* GIVEN TASK: Images are not part of the copy; write out the rest of the data exactly as given.

* GIVEN INFORMATION:
**********

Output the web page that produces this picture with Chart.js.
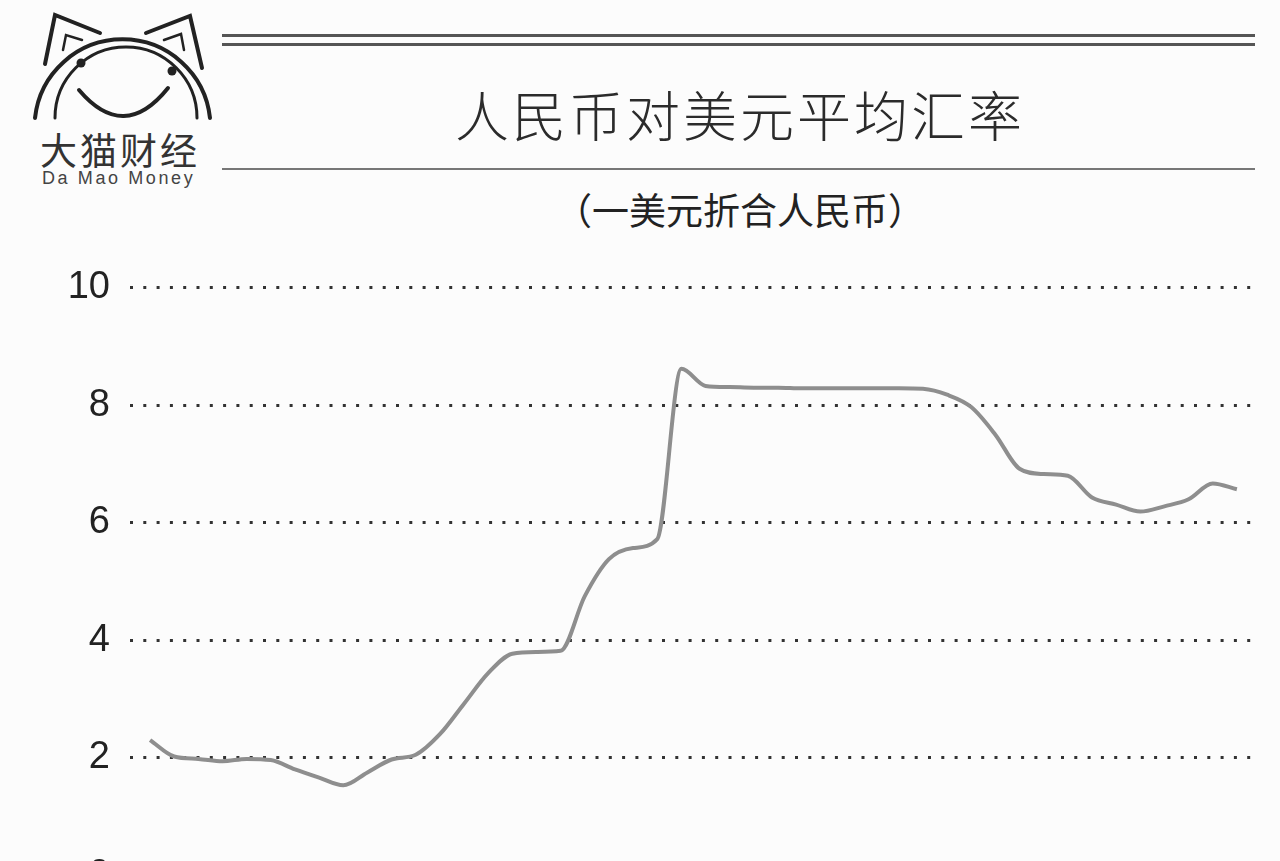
<!DOCTYPE html>
<html>
<head>
<meta charset="utf-8">
<title>人民币对美元平均汇率</title>
<script src="https://cdn.jsdelivr.net/npm/chart.js@4/dist/chart.umd.min.js"></script>
<style>
html, body { margin: 0; padding: 0; background: #fcfcfc; width: 1280px; height: 861px; overflow: hidden; }
.rule { position: absolute; left: 222px; width: 1033px; background: #555; }
#title { position: absolute; left: 430px; width: 620px; top: 74px; text-align: center;
  font-family: "Noto Sans CJK SC", sans-serif; font-weight: 300; font-size: 54px; color: #2b2b2b; letter-spacing: 3px; }
#subtitle { position: absolute; left: 400px; width: 680px; top: 182px; text-align: center;
  font-family: "Noto Sans CJK SC", sans-serif; font-weight: 400; font-size: 37px; color: #222; }
#brand { position: absolute; left: 40px; top: 122px; font-family: "Noto Sans CJK SC", sans-serif;
  font-size: 37px; color: #333; letter-spacing: 3px; }
#brand-en { position: absolute; left: 42px; top: 168px; font-family: "Liberation Sans", sans-serif;
  font-size: 18px; color: #444; letter-spacing: 2.6px; }
#box { position: absolute; left: 0; top: 245px; width: 1270px; height: 673px; }
</style>
</head>
<body>
<svg style="position:absolute;left:0;top:0" width="230" height="130">
  <g fill="none" stroke="#222" stroke-width="4" stroke-linecap="round">
    <path d="M 35 118 A 88 88 0 0 1 210 118"/>
    <path d="M 55 118 A 71 71 0 0 1 197 118" stroke-width="3"/>
    <path d="M 45 64 L 55 15 L 100 33"/>
    <path d="M 146 33 L 190 16 L 202 68"/>
    <path d="M 63 50 L 66 35 L 82 40" stroke-width="2.5"/>
    <path d="M 164 40 L 181 34 L 184 50" stroke-width="2.5"/>
    <path d="M 79 90 Q 124 143 168 88"/>
  </g>
  <circle cx="81" cy="63" r="4.5" fill="#222"/>
  <circle cx="172" cy="71" r="4.5" fill="#222"/>
</svg>
<div id="brand">大猫财经</div>
<div id="brand-en">Da Mao Money</div>
<div class="rule" style="top:34px;height:3px"></div>
<div class="rule" style="top:43px;height:3px"></div>
<div class="rule" style="top:168px;height:2px;background:#777"></div>
<div id="title">人民币对美元平均汇率</div>
<div id="subtitle">（一美元折合人民币）</div>
<div id="box"><canvas id="rateChart"></canvas></div>
<script>
// yearly average, 1972 - 2017
var years = [];
for (var y = 1972; y <= 2017; y++) years.push(y);

var rates = [
	2.30, 2.02, 1.98, 1.94, 1.98, 1.96, 1.80, 1.66, 1.53, 1.75,
	1.97, 2.05, 2.40, 2.92, 3.44, 3.77, 3.80, 3.82, 4.75, 5.38,
	5.57, 5.72, 8.62, 8.33, 8.31, 8.30, 8.30, 8.29, 8.29, 8.29,
	8.29, 8.29, 8.28, 8.18, 7.97, 7.50, 6.92, 6.83, 6.80, 6.43,
	6.31, 6.19, 6.28, 6.40, 6.67, 6.57
];

var yTicks = [0, 2, 4, 6, 8, 10];

var points = years.map(function (yr, i) { return { x: yr, y: rates[i] }; });

var ctx = document.getElementById("rateChart").getContext("2d");

new Chart(ctx, {
	type: "line",
	data: {
		datasets: [{
			data: points,
			borderColor: "#8e8e8e",
			borderWidth: 4,
			pointRadius: 0,
			cubicInterpolationMode: "monotone",
			fill: false
		}]
	},
	options: {
		responsive: true,
		maintainAspectRatio: false,
		animation: false,
		layout: { padding: { top: 16, bottom: 16, left: 0, right: 15 } },
		plugins: { legend: { display: false }, tooltip: { enabled: false } },
		scales: {
			x: { type: "linear", display: false, min: 1971.17, max: 2017.75 },
			y: {
				min: yTicks[0],
				max: yTicks[yTicks.length - 1],
				afterBuildTicks: function (scale) {
					scale.ticks = yTicks.map(function (v) { return { value: v }; });
				},
				afterFit: function (scale) { scale.width = 130; },
				ticks: {
					padding: 20,
					color: "#222",
					font: { family: "Liberation Sans", size: 38 }
				},
				grid: { color: "#333", lineWidth: 3, drawTicks: false },
				border: { display: false, dash: [3, 10.3] }
			}
		}
	}
});
</script>
</body>
</html>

**********

* OUTPUT:
Output the web page that produces this picture with Chart.js.
<!DOCTYPE html>
<html>
<head>
<meta charset="utf-8">
<title>人民币对美元平均汇率</title>
<script src="https://cdn.jsdelivr.net/npm/chart.js@4/dist/chart.umd.min.js"></script>
<style>
html, body { margin: 0; padding: 0; background: #fcfcfc; width: 1280px; height: 861px; overflow: hidden; }
.rule { position: absolute; left: 222px; width: 1033px; background: #555; }
#title { position: absolute; left: 430px; width: 620px; top: 74px; text-align: center;
  font-family: "Noto Sans CJK SC", sans-serif; font-weight: 300; font-size: 54px; color: #2b2b2b; letter-spacing: 3px; }
#subtitle { position: absolute; left: 400px; width: 680px; top: 182px; text-align: center;
  font-family: "Noto Sans CJK SC", sans-serif; font-weight: 400; font-size: 37px; color: #222; }
#brand { position: absolute; left: 40px; top: 122px; font-family: "Noto Sans CJK SC", sans-serif;
  font-size: 37px; color: #333; letter-spacing: 3px; }
#brand-en { position: absolute; left: 42px; top: 168px; font-family: "Liberation Sans", sans-serif;
  font-size: 18px; color: #444; letter-spacing: 2.6px; }
#box { position: absolute; left: 0; top: 245px; width: 1270px; height: 673px; }
</style>
</head>
<body>
<svg style="position:absolute;left:0;top:0" width="230" height="130">
  <g fill="none" stroke="#222" stroke-width="4" stroke-linecap="round">
    <path d="M 35 118 A 88 88 0 0 1 210 118"/>
    <path d="M 55 118 A 71 71 0 0 1 197 118" stroke-width="3"/>
    <path d="M 45 64 L 55 15 L 100 33"/>
    <path d="M 146 33 L 190 16 L 202 68"/>
    <path d="M 63 50 L 66 35 L 82 40" stroke-width="2.5"/>
    <path d="M 164 40 L 181 34 L 184 50" stroke-width="2.5"/>
    <path d="M 79 90 Q 124 143 168 88"/>
  </g>
  <circle cx="81" cy="63" r="4.5" fill="#222"/>
  <circle cx="172" cy="71" r="4.5" fill="#222"/>
</svg>
<div id="brand">大猫财经</div>
<div id="brand-en">Da Mao Money</div>
<div class="rule" style="top:34px;height:3px"></div>
<div class="rule" style="top:43px;height:3px"></div>
<div class="rule" style="top:168px;height:2px;background:#777"></div>
<div id="title">人民币对美元平均汇率</div>
<div id="subtitle">（一美元折合人民币）</div>
<div id="box"><canvas id="rateChart"></canvas></div>
<script>
// yearly average, 1972 - 2017
var years = [];
for (var y = 1972; y <= 2017; y++) years.push(y);

var rates = [
	2.30, 2.02, 1.98, 1.94, 1.98, 1.96, 1.80, 1.66, 1.53, 1.75,
	1.97, 2.05, 2.40, 2.92, 3.44, 3.77, 3.80, 3.82, 4.75, 5.38,
	5.57, 5.72, 8.62, 8.33, 8.31, 8.30, 8.30, 8.29, 8.29, 8.29,
	8.29, 8.29, 8.28, 8.18, 7.97, 7.50, 6.92, 6.83, 6.80, 6.43,
	6.31, 6.19, 6.28, 6.40, 6.67, 6.57
];

var yTicks = [0, 2, 4, 6, 8, 10];

var points = years.map(function (yr, i) { return { x: yr, y: rates[i] }; });

var ctx = document.getElementById("rateChart").getContext("2d");

new Chart(ctx, {
	type: "line",
	data: {
		datasets: [{
			data: points,
			borderColor: "#8e8e8e",
			borderWidth: 4,
			pointRadius: 0,
			cubicInterpolationMode: "monotone",
			fill: false
		}]
	},
	options: {
		responsive: true,
		maintainAspectRatio: false,
		animation: false,
		layout: { padding: { top: 16, bottom: 16, left: 0, right: 15 } },
		plugins: { legend: { display: false }, tooltip: { enabled: false } },
		scales: {
			x: { type: "linear", display: false, min: 1971.17, max: 2017.75 },
			y: {
				min: yTicks[0],
				max: yTicks[yTicks.length - 1],
				afterBuildTicks: function (scale) {
					scale.ticks = yTicks.map(function (v) { return { value: v }; });
				},
				afterFit: function (scale) { scale.width = 130; },
				ticks: {
					padding: 20,
					color: "#222",
					font: { family: "Liberation Sans", size: 38 }
				},
				grid: { color: "#333", lineWidth: 3, drawTicks: false },
				border: { display: false, dash: [3, 10.3] }
			}
		}
	}
});
</script>
</body>
</html>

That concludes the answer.